The merger of Deutsche Borse and NYSE Euronext is subject to further closing conditions, particularly in Europe, where the combined entity would have a near stranglehold on derivatives. The approval from the EU Commission is still pending. The Commission is expected to make a final decision no later than February 9, 2012. Further approvals by the relevant national stock exchange supervisory authorities are also outstanding.
Last week, NYSE and Deutsche Borse offered up additional remedies to the competition commission, a month after turning in their initial concessions regarding their proposed merger.
Under the new set of concessions, NYSE and Deutsche Borse have “improved” on their existing remedies by including all of their NYSE Liffe-operated European single equity derivatives business, including those in Amsterdam, Paris, Brussels and Lisbon. They will also offer to whoever ends up purchasing the single equity derivatives business access to Eurex Clearing.

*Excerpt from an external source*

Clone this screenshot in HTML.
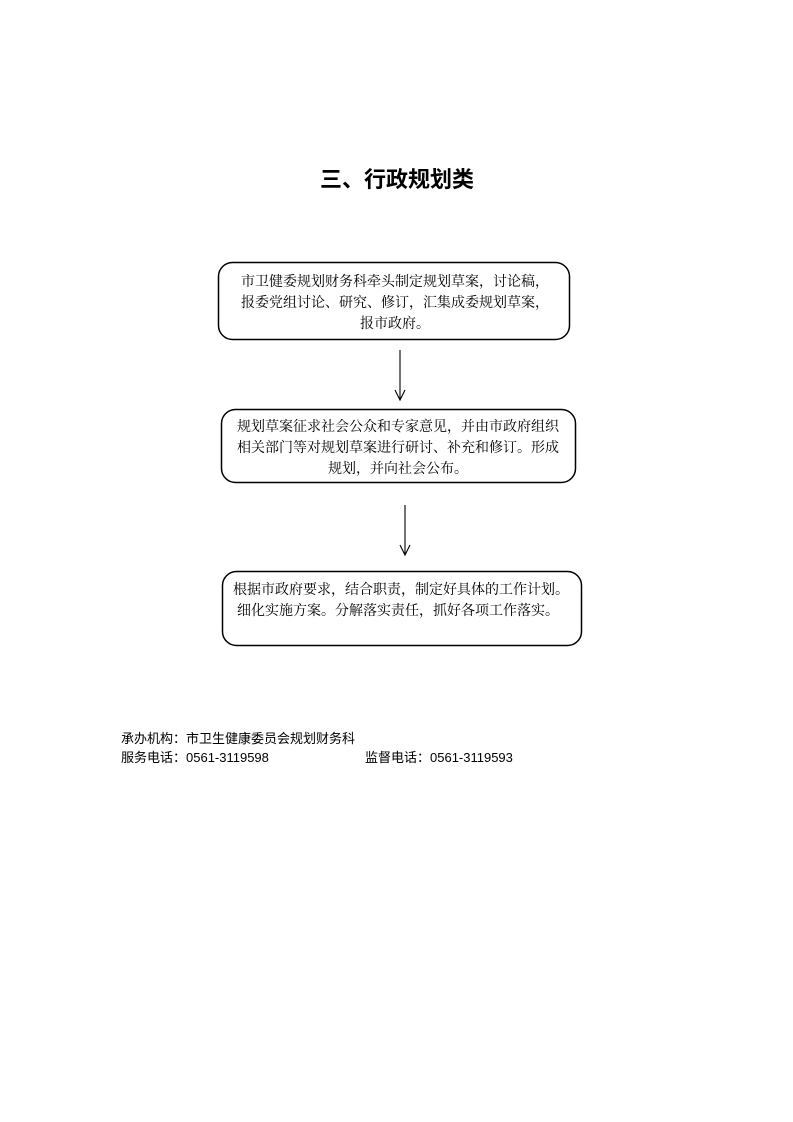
<!DOCTYPE html>
<html><head><meta charset="utf-8"><style>
body{margin:0;background:#fff;}
svg{display:block}
text{font-family:"Liberation Serif","Noto Serif CJK SC",serif;font-size:14px;fill:#000}
.s{font-family:"Liberation Sans","Noto Sans CJK SC",sans-serif;font-size:13px}
</style></head><body>
<svg width="793" height="1122" viewBox="0 0 793 1122">
<text x="397" y="187" text-anchor="middle" style="font-family:'Liberation Sans','Noto Sans CJK SC',sans-serif;font-size:22px;font-weight:bold">三、行政规划类</text>
<g fill="none" stroke="#000" stroke-width="1.5">
<rect x="218.5" y="262.5" width="351" height="77" rx="14"/>
<rect x="221.5" y="409.5" width="354" height="73" rx="14"/>
<rect x="222.5" y="571.5" width="359" height="74" rx="14"/>
</g>
<g fill="none" stroke="#000" stroke-width="1.1">
<line x1="400" y1="350" x2="400" y2="399"/>
<polyline points="395,390 400,400 405,390"/>
<line x1="405" y1="505" x2="405" y2="554"/>
<polyline points="400,545 405,555 410,545"/>
</g>
<text x="395" y="286" text-anchor="middle">市卫健委规划财务科牵头制定规划草案，讨论稿，</text>
<text x="395" y="307" text-anchor="middle">报委党组讨论、研究、修订，汇集成委规划草案，</text>
<text x="395" y="328" text-anchor="middle">报市政府。</text>
<text x="398" y="431" text-anchor="middle">规划草案征求社会公众和专家意见，并由市政府组织</text>
<text x="398" y="452" text-anchor="middle">相关部门等对规划草案进行研讨、补充和修订。形成</text>
<text x="398" y="473" text-anchor="middle">规划，并向社会公布。</text>
<text x="401" y="594" text-anchor="middle">根据市政府要求，结合职责，制定好具体的工作计划。</text>
<text x="398" y="615" text-anchor="middle">细化实施方案。分解落实责任，抓好各项工作落实。</text>
<text class="s" x="121" y="743">承办机构：市卫生健康委员会规划财务科</text>
<text class="s" x="121" y="762">服务电话：0561-3119598</text>
<text class="s" x="365" y="762">监督电话：0561-3119593</text>
</svg>
</body></html>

NYSE and Deutsche Borse agreed to their $17.7 billion merger in February, with shareholders approving the deal in July. Regulators outlined their objections in a statement in early October, with oral hearings held later that month. Their initial batch of remedies was submitted in mid-November. The companies expect to save as much as $3 billion in capital requirements through the deal, as well as reduce any duplicative infrastructures and operations.
Aside from the European Competition’s concerns, the deal also faces another hurdle from the regional regulator for Frankfurt’s Deutsche Borse.
The Hessian Ministry of Economics is a local regulator in Deutsche Borse’s home state of Hesse. On Monday, the ministry’s Ulrike Franz-Stoecker said that they have “legal reservations” about the deal, and submitted a list of suggested amendments and concessions to the merger partners to help rectify their concerns. No other details regarding their issues with the deal have been released. NYSE and Deutsche Borse will have a chance to respond to the Hessian authority.
The Hessian Ministry of Economics has the power to revoke Deutsche Borse’s operating license, which would essentially kill the deal. It intends to make its final decision after the European Competition Commission gives its verdict.